_STATED EXERCISE_: Every line below is to be copied exactly, with the pictures left out.

======== INFORMATION SUPPLIED

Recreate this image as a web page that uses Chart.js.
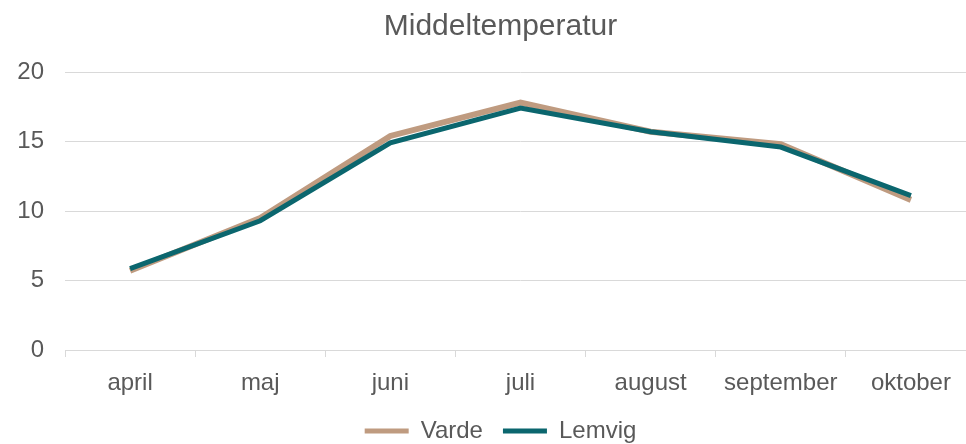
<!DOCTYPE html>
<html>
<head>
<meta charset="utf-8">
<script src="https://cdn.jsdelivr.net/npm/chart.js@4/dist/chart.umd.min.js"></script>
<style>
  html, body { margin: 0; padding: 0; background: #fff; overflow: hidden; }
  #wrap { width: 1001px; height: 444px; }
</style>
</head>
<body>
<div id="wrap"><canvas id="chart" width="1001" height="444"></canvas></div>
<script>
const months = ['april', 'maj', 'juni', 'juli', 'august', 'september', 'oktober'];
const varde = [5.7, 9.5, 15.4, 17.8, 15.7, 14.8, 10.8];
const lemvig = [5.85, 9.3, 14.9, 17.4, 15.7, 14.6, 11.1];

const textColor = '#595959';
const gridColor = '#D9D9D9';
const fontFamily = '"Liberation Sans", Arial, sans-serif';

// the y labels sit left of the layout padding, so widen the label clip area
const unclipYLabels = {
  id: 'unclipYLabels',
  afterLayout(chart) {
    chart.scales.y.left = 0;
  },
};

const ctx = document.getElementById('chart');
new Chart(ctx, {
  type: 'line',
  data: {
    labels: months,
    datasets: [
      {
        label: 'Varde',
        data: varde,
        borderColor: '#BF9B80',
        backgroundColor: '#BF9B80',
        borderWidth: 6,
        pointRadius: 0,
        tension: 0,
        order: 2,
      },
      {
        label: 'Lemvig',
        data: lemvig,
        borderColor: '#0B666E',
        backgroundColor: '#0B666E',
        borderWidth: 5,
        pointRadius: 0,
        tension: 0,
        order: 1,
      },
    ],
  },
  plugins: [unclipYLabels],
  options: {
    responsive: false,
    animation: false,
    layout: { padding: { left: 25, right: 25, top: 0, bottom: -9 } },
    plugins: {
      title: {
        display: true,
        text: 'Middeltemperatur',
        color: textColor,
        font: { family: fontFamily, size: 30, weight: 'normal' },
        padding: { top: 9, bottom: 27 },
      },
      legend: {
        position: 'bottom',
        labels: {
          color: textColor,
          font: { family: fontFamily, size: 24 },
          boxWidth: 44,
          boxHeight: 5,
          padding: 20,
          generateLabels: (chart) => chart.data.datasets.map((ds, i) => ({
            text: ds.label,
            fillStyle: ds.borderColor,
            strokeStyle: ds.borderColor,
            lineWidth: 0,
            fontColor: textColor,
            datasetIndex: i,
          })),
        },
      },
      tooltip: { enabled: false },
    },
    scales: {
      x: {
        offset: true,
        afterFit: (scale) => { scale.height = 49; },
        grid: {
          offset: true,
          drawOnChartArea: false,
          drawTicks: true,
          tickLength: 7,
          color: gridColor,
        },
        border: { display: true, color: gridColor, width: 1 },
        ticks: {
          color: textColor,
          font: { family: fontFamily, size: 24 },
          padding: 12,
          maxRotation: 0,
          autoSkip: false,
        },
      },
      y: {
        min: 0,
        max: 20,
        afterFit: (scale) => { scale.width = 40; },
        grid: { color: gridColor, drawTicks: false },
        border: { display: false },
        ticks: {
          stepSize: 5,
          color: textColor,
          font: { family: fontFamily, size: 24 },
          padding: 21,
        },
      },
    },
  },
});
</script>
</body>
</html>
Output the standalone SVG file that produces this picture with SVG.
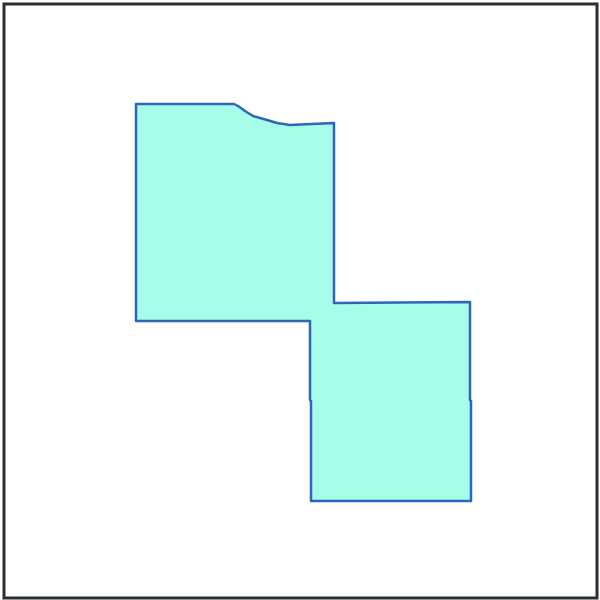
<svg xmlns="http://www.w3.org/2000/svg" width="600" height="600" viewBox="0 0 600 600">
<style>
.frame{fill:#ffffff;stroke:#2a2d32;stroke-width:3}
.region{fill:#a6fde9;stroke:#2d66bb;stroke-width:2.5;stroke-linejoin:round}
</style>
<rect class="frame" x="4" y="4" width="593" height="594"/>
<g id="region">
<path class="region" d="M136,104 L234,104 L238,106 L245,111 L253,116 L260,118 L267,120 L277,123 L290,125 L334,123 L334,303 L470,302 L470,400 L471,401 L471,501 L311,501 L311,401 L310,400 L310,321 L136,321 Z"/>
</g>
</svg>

================

_TASK SOLUTION_:
Recreate this image as a web page that uses Chart.js.
<!DOCTYPE html>
<html>
<head>
<meta charset="utf-8">
<script src="https://cdn.jsdelivr.net/npm/chart.js@4/dist/chart.umd.min.js"></script>
<style>
  html, body { margin: 0; padding: 0; background: #fff; overflow: hidden; }
  #wrap { width: 1001px; height: 444px; }
</style>
</head>
<body>
<div id="wrap"><canvas id="chart" width="1001" height="444"></canvas></div>
<script>
const months = ['april', 'maj', 'juni', 'juli', 'august', 'september', 'oktober'];
const varde = [5.7, 9.5, 15.4, 17.8, 15.7, 14.8, 10.8];
const lemvig = [5.85, 9.3, 14.9, 17.4, 15.7, 14.6, 11.1];

const textColor = '#595959';
const gridColor = '#D9D9D9';
const fontFamily = '"Liberation Sans", Arial, sans-serif';

// the y labels sit left of the layout padding, so widen the label clip area
const unclipYLabels = {
  id: 'unclipYLabels',
  afterLayout(chart) {
    chart.scales.y.left = 0;
  },
};

const ctx = document.getElementById('chart');
new Chart(ctx, {
  type: 'line',
  data: {
    labels: months,
    datasets: [
      {
        label: 'Varde',
        data: varde,
        borderColor: '#BF9B80',
        backgroundColor: '#BF9B80',
        borderWidth: 6,
        pointRadius: 0,
        tension: 0,
        order: 2,
      },
      {
        label: 'Lemvig',
        data: lemvig,
        borderColor: '#0B666E',
        backgroundColor: '#0B666E',
        borderWidth: 5,
        pointRadius: 0,
        tension: 0,
        order: 1,
      },
    ],
  },
  plugins: [unclipYLabels],
  options: {
    responsive: false,
    animation: false,
    layout: { padding: { left: 25, right: 25, top: 0, bottom: -9 } },
    plugins: {
      title: {
        display: true,
        text: 'Middeltemperatur',
        color: textColor,
        font: { family: fontFamily, size: 30, weight: 'normal' },
        padding: { top: 9, bottom: 27 },
      },
      legend: {
        position: 'bottom',
        labels: {
          color: textColor,
          font: { family: fontFamily, size: 24 },
          boxWidth: 44,
          boxHeight: 5,
          padding: 20,
          generateLabels: (chart) => chart.data.datasets.map((ds, i) => ({
            text: ds.label,
            fillStyle: ds.borderColor,
            strokeStyle: ds.borderColor,
            lineWidth: 0,
            fontColor: textColor,
            datasetIndex: i,
          })),
        },
      },
      tooltip: { enabled: false },
    },
    scales: {
      x: {
        offset: true,
        afterFit: (scale) => { scale.height = 49; },
        grid: {
          offset: true,
          drawOnChartArea: false,
          drawTicks: true,
          tickLength: 7,
          color: gridColor,
        },
        border: { display: true, color: gridColor, width: 1 },
        ticks: {
          color: textColor,
          font: { family: fontFamily, size: 24 },
          padding: 12,
          maxRotation: 0,
          autoSkip: false,
        },
      },
      y: {
        min: 0,
        max: 20,
        afterFit: (scale) => { scale.width = 40; },
        grid: { color: gridColor, drawTicks: false },
        border: { display: false },
        ticks: {
          stepSize: 5,
          color: textColor,
          font: { family: fontFamily, size: 24 },
          padding: 21,
        },
      },
    },
  },
});
</script>
</body>
</html>
Output the standalone SVG file that produces this picture with SVG.
<svg xmlns="http://www.w3.org/2000/svg" width="600" height="600" viewBox="0 0 600 600">
<style>
.frame{fill:#ffffff;stroke:#2a2d32;stroke-width:3}
.region{fill:#a6fde9;stroke:#2d66bb;stroke-width:2.5;stroke-linejoin:round}
</style>
<rect class="frame" x="4" y="4" width="593" height="594"/>
<g id="region">
<path class="region" d="M136,104 L234,104 L238,106 L245,111 L253,116 L260,118 L267,120 L277,123 L290,125 L334,123 L334,303 L470,302 L470,400 L471,401 L471,501 L311,501 L311,401 L310,400 L310,321 L136,321 Z"/>
</g>
</svg>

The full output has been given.